Can a machine infer quantum mechanics?
by Prof. Shay Hacohen-Gourgy
at Physics Colloquium
Tue, 07 Jan 2020, 15:30
Ilse Katz Institute for Nanoscale Science & Technology (51), room 015
In this talk I will introduce circuit-QED, a platform based on superconducting qubits coupled to resonators. I will discuss the exquisite control and improvement in coherence times that has pushed circuit-QED to become one of the leading technologies for realizing quantum computers. One remarkable experimental feat is the ability to probe these circuits near the quantum limit. These precision measurements, together with advanced control, allow to faithfully track the quantum trajectories, simultaneously probe several observables, entangle remote qubits, probe them with squeezed light, and in general constitute an ideal quantum optics playground.
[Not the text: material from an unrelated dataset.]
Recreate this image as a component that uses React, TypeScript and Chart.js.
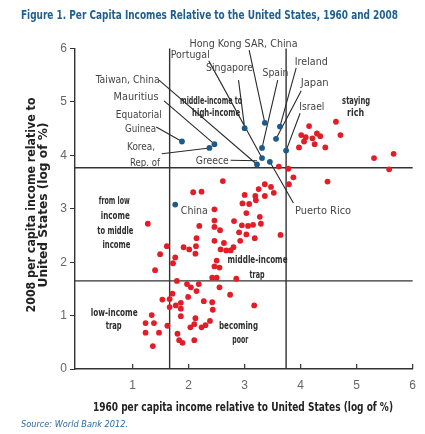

The standard method of tracking quantum evolution requires knowledge of the system Hamiltonian, yet quantum mechanics can be formulated as an extended information theory, where the physical system is treated as a black box in which preparation and measurement combine to give the probabilities of experimental outcomes. This suggests that advanced tools such as neural networks may be trained to predict stochastic quantum evolution without a priori specifying the rules of quantum theory. I will demonstrate that a recurrent neural network can be trained to infer the individual quantum trajectories associated with the evolution of a superconducting qubit from raw observations only.